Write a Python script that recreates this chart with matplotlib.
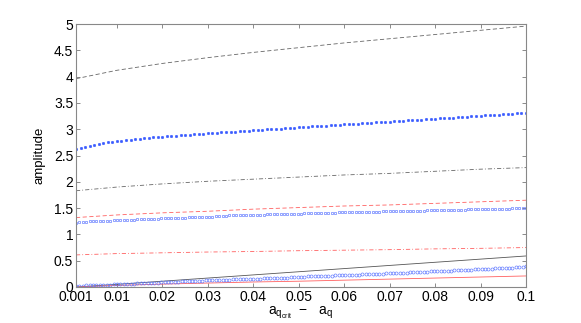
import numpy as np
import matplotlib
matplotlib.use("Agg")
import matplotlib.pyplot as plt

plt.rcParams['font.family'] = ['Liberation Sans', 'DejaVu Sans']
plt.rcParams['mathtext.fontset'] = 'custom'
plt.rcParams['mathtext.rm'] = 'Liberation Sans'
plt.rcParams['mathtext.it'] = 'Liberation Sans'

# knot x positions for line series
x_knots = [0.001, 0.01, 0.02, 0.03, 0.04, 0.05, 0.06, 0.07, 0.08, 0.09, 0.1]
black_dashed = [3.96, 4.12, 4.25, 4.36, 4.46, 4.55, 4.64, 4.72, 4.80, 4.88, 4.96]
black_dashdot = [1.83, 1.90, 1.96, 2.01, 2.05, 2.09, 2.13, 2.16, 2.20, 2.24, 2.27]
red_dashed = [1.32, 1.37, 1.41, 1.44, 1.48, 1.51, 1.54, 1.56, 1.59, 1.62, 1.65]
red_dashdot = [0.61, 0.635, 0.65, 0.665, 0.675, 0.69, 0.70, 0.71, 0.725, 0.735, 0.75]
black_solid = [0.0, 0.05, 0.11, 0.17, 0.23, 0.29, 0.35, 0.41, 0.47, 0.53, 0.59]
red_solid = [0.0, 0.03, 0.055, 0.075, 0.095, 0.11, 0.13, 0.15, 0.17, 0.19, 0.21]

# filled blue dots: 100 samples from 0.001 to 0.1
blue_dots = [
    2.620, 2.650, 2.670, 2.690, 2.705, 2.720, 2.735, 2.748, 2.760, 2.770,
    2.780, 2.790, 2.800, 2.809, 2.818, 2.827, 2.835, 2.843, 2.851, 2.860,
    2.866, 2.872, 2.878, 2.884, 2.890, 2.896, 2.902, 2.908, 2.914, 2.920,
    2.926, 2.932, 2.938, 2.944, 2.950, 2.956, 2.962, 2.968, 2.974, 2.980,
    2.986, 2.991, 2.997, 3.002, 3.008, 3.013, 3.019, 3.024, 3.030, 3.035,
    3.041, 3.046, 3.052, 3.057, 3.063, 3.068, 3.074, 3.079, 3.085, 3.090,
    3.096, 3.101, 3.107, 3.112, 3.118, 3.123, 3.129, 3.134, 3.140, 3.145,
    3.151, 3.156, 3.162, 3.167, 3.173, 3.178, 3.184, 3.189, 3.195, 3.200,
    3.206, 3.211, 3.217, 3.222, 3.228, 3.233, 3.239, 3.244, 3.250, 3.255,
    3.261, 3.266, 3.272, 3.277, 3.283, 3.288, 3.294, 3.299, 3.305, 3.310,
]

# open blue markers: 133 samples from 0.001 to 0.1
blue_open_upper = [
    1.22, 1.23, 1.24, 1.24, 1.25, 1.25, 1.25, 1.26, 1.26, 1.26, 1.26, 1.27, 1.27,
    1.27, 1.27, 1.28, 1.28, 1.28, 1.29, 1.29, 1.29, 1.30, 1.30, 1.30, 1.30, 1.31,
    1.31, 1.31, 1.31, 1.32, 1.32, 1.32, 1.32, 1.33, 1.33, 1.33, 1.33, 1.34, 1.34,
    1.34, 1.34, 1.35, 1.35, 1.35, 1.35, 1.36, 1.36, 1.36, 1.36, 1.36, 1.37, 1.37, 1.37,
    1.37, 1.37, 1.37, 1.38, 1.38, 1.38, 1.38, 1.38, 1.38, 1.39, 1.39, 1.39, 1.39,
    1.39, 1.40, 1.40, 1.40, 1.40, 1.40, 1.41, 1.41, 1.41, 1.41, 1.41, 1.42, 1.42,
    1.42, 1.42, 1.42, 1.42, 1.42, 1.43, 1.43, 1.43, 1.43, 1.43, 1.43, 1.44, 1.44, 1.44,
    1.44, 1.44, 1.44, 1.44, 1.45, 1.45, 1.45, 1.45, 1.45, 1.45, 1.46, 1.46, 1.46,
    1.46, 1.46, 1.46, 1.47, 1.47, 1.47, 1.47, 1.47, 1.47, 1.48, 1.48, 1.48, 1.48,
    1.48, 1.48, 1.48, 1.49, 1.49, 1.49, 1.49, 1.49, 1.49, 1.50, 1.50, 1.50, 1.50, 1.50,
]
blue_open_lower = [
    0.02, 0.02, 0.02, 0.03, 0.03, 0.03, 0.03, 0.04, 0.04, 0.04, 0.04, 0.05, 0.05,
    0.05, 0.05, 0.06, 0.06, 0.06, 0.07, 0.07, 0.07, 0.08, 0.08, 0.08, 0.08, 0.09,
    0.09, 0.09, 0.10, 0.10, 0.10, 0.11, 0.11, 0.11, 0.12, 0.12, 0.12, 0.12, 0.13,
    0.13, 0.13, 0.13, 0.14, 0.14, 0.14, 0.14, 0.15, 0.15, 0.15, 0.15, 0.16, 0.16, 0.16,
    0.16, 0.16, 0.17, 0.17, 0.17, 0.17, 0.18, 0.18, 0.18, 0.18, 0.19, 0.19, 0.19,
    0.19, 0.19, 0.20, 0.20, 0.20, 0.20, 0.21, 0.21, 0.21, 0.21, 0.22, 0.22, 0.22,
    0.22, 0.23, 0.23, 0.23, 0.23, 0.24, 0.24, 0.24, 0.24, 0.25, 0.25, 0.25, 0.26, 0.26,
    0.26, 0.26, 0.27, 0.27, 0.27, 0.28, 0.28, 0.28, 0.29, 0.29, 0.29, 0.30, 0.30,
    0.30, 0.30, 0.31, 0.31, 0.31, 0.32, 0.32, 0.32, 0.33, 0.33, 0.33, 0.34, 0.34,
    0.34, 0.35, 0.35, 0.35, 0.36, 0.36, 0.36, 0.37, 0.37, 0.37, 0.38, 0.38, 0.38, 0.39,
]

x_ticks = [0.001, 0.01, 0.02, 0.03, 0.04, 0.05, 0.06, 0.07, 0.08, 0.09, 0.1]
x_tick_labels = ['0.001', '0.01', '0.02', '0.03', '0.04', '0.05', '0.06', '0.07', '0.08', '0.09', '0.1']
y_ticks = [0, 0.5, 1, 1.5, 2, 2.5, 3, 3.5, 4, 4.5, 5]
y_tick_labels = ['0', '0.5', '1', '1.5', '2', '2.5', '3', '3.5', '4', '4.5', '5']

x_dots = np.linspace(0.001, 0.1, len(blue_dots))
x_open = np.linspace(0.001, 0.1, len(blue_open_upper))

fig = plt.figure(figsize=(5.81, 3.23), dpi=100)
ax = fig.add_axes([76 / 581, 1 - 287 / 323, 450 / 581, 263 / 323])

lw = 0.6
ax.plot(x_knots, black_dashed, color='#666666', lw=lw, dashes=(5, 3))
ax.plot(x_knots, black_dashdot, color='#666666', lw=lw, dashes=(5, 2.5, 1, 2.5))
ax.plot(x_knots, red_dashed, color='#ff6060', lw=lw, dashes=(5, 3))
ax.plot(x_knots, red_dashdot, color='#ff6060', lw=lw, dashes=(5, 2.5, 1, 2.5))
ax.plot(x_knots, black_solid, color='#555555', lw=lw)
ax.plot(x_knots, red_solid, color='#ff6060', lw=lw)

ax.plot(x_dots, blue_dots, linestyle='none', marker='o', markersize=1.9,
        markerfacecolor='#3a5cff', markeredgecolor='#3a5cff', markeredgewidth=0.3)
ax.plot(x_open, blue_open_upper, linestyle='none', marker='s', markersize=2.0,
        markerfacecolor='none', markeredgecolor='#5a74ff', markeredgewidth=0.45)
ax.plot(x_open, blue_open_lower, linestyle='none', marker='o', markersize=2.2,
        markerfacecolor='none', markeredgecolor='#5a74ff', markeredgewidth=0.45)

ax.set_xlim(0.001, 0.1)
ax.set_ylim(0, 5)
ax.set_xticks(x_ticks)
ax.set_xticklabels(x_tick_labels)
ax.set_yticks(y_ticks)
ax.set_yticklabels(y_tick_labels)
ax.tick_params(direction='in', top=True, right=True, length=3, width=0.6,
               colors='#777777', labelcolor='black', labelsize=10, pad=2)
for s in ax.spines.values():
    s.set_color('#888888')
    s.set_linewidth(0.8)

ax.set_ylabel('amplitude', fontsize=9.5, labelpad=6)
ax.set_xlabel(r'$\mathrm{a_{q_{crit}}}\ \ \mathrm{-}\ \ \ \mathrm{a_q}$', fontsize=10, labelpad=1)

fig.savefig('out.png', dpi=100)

* **EXERCISE DESCRIPTION**
Please repeat exactly the data above from its first line to the line that contains "0.17, 0.19, 0.21]", inclusive, and leave every picture out.

* **ANSWER TO THE EXERCISE**
Write a Python script that recreates this chart with matplotlib.
import numpy as np
import matplotlib
matplotlib.use("Agg")
import matplotlib.pyplot as plt

plt.rcParams['font.family'] = ['Liberation Sans', 'DejaVu Sans']
plt.rcParams['mathtext.fontset'] = 'custom'
plt.rcParams['mathtext.rm'] = 'Liberation Sans'
plt.rcParams['mathtext.it'] = 'Liberation Sans'

# knot x positions for line series
x_knots = [0.001, 0.01, 0.02, 0.03, 0.04, 0.05, 0.06, 0.07, 0.08, 0.09, 0.1]
black_dashed = [3.96, 4.12, 4.25, 4.36, 4.46, 4.55, 4.64, 4.72, 4.80, 4.88, 4.96]
black_dashdot = [1.83, 1.90, 1.96, 2.01, 2.05, 2.09, 2.13, 2.16, 2.20, 2.24, 2.27]
red_dashed = [1.32, 1.37, 1.41, 1.44, 1.48, 1.51, 1.54, 1.56, 1.59, 1.62, 1.65]
red_dashdot = [0.61, 0.635, 0.65, 0.665, 0.675, 0.69, 0.70, 0.71, 0.725, 0.735, 0.75]
black_solid = [0.0, 0.05, 0.11, 0.17, 0.23, 0.29, 0.35, 0.41, 0.47, 0.53, 0.59]
red_solid = [0.0, 0.03, 0.055, 0.075, 0.095, 0.11, 0.13, 0.15, 0.17, 0.19, 0.21]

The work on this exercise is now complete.